:: Work to do ::
Repeat exactly the lines of the listing below, please, starting with the first and ending with the line containing "import pandas as pd"; leave out the rest.

:: Exercise data ::
┌──

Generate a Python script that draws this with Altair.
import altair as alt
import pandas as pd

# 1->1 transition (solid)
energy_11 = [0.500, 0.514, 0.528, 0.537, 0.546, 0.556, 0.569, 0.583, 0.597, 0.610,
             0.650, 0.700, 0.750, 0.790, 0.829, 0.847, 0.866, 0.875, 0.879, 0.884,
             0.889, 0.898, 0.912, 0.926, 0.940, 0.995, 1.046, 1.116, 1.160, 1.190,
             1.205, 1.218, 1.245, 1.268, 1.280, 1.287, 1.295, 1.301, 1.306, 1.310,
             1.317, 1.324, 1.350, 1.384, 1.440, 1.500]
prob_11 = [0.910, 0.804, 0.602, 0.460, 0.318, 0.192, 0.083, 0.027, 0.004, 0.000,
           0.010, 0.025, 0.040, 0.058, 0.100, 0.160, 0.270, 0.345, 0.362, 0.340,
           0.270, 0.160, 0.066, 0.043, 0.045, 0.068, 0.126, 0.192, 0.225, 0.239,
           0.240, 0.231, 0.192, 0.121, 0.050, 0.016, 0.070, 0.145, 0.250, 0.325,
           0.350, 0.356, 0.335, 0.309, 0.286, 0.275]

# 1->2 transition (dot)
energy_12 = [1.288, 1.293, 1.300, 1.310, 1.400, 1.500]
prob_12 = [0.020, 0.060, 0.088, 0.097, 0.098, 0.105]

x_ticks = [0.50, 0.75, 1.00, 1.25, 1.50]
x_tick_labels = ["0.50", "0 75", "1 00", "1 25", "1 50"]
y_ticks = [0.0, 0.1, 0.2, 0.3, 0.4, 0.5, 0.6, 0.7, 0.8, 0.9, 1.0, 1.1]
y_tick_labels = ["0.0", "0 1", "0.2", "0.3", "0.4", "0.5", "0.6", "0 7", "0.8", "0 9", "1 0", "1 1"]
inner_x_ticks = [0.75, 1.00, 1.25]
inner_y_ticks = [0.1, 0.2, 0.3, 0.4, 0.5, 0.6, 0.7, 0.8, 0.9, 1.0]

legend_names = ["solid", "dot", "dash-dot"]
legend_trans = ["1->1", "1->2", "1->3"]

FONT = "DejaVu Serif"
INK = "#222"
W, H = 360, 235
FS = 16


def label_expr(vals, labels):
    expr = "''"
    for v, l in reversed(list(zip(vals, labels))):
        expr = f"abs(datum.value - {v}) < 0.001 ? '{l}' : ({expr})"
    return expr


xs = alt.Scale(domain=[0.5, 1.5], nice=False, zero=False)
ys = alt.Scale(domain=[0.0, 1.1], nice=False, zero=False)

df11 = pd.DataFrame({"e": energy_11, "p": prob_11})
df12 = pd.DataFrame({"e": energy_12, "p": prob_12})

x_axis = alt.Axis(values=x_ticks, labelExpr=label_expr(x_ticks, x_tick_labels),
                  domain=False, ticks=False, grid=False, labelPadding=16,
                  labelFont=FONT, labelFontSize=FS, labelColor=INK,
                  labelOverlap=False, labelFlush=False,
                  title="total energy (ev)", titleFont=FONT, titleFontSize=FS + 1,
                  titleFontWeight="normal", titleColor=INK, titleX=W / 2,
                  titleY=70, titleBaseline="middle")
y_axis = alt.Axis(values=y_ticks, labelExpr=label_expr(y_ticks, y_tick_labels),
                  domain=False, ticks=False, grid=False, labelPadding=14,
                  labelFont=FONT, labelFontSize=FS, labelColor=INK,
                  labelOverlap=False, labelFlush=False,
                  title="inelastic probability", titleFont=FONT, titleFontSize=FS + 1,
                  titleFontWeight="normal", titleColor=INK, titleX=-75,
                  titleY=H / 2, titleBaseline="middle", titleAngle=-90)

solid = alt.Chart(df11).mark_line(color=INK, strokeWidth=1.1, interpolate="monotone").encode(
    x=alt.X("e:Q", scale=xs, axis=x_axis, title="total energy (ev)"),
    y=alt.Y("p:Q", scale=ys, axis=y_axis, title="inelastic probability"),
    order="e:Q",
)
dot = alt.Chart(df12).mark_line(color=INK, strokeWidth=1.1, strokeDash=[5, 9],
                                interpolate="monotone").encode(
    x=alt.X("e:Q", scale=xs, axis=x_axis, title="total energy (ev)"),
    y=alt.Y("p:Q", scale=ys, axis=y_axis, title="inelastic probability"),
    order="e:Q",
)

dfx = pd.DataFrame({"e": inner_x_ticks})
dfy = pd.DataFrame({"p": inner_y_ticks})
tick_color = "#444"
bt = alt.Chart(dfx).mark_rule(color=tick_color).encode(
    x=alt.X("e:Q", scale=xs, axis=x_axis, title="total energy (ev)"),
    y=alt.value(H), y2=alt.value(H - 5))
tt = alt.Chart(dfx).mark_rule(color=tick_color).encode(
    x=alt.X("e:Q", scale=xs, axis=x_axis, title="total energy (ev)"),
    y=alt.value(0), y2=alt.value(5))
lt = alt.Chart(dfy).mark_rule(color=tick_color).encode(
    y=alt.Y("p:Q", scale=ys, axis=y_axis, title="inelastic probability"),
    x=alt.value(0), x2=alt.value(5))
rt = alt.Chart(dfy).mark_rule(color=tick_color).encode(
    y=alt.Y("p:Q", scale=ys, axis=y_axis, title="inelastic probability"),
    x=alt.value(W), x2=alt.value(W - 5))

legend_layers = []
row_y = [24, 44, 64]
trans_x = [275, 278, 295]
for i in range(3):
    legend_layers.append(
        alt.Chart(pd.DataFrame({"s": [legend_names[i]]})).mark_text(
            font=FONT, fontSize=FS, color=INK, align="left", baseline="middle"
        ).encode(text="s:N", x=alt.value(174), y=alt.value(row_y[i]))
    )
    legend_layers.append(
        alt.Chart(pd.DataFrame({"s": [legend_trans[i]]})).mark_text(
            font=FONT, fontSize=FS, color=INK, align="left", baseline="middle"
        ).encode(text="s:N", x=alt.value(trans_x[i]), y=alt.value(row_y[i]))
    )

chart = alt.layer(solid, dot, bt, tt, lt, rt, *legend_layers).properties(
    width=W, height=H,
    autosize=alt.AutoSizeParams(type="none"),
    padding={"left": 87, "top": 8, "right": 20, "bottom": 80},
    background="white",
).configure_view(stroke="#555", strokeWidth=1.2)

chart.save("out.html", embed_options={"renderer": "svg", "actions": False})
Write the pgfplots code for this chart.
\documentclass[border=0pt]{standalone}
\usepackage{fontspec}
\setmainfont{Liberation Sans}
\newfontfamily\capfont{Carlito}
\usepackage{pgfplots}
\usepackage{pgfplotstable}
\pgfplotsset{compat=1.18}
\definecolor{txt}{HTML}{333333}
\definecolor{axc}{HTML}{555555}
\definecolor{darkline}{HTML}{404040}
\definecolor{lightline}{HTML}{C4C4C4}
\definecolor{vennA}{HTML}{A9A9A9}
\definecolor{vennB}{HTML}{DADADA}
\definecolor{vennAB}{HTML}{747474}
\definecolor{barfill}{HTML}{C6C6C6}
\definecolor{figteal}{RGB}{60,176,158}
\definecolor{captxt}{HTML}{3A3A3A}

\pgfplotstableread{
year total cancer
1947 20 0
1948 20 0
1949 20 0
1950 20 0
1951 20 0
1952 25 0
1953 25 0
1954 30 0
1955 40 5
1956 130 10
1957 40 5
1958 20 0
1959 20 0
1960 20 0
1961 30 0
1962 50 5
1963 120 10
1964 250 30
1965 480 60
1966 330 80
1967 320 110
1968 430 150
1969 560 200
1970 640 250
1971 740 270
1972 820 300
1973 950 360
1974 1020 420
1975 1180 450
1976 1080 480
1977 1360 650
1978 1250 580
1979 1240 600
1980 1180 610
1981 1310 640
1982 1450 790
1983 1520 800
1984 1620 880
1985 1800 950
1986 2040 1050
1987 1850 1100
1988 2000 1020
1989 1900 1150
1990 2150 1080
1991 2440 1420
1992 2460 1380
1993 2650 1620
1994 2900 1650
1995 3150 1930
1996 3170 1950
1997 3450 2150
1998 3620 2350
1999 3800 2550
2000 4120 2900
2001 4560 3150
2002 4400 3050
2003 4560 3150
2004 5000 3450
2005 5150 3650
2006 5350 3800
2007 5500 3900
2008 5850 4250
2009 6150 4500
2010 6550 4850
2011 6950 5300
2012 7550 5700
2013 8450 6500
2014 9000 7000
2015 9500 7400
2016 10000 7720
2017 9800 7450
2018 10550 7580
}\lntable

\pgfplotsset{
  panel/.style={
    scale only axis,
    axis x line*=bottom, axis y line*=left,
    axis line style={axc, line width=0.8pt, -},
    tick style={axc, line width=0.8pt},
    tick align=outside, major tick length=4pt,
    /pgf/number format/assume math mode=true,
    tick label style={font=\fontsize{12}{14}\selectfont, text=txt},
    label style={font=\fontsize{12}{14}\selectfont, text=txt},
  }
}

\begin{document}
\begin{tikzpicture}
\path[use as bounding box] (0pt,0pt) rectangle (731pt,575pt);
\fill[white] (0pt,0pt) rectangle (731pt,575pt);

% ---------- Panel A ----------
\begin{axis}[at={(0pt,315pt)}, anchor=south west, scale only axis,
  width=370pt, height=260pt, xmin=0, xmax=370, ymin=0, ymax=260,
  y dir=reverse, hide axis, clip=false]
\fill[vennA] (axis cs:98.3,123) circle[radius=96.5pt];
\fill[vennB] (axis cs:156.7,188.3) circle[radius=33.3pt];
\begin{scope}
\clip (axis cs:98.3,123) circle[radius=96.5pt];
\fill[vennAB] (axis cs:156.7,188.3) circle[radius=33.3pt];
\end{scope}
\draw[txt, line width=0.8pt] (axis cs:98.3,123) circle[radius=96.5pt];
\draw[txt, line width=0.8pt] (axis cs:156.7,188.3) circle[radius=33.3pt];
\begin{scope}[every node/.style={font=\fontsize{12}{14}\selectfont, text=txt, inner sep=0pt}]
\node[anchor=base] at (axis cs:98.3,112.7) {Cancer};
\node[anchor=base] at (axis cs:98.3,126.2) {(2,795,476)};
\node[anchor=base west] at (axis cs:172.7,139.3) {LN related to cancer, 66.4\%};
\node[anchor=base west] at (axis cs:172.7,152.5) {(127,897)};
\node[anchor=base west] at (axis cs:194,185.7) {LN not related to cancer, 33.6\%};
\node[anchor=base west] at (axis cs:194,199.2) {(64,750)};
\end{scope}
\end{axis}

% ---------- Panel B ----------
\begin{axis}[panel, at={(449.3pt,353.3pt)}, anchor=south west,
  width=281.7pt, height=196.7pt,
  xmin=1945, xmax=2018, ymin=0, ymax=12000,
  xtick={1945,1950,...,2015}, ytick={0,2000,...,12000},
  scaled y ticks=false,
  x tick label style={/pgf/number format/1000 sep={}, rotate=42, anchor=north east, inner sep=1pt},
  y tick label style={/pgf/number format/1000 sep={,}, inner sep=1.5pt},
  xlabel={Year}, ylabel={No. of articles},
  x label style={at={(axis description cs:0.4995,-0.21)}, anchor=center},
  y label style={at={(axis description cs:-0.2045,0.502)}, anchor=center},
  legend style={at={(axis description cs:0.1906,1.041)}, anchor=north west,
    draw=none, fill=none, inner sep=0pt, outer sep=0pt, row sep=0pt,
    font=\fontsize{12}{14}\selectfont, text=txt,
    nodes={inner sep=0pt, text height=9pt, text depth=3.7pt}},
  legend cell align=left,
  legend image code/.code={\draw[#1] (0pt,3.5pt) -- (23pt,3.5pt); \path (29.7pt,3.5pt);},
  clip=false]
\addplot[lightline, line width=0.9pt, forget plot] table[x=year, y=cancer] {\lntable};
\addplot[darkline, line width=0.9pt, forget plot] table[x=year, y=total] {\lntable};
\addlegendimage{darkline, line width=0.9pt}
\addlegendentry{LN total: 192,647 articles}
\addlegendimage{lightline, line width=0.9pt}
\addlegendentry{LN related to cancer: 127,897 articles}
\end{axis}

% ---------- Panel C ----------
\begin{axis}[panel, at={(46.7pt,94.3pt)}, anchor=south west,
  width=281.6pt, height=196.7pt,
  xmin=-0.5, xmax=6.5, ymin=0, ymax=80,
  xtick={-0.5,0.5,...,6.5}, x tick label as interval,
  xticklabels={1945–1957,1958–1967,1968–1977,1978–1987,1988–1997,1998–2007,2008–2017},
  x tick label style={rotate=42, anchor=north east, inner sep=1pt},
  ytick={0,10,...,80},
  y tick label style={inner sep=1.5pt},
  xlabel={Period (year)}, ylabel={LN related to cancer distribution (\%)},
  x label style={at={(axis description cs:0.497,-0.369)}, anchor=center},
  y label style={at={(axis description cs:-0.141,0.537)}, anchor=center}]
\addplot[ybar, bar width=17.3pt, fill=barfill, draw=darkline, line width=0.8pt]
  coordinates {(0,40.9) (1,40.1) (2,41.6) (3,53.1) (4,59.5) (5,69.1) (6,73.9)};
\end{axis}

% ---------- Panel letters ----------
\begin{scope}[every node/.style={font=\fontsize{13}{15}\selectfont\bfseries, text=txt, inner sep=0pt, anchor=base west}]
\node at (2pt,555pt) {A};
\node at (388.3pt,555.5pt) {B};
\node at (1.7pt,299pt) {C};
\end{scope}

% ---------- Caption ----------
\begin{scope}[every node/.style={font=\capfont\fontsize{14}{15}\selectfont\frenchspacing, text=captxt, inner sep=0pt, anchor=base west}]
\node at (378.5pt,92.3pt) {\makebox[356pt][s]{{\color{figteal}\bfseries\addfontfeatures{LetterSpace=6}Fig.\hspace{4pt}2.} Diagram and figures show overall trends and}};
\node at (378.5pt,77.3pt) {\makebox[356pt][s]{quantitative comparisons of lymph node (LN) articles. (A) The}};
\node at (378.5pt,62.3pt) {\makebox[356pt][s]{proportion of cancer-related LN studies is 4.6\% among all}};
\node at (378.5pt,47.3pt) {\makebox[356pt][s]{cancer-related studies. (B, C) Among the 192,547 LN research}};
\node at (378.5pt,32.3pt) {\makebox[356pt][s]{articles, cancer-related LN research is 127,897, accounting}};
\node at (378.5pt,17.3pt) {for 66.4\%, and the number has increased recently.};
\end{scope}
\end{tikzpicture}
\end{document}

└──

:: Answer in full ::
Generate a Python script that draws this with Altair.
import altair as alt
import pandas as pd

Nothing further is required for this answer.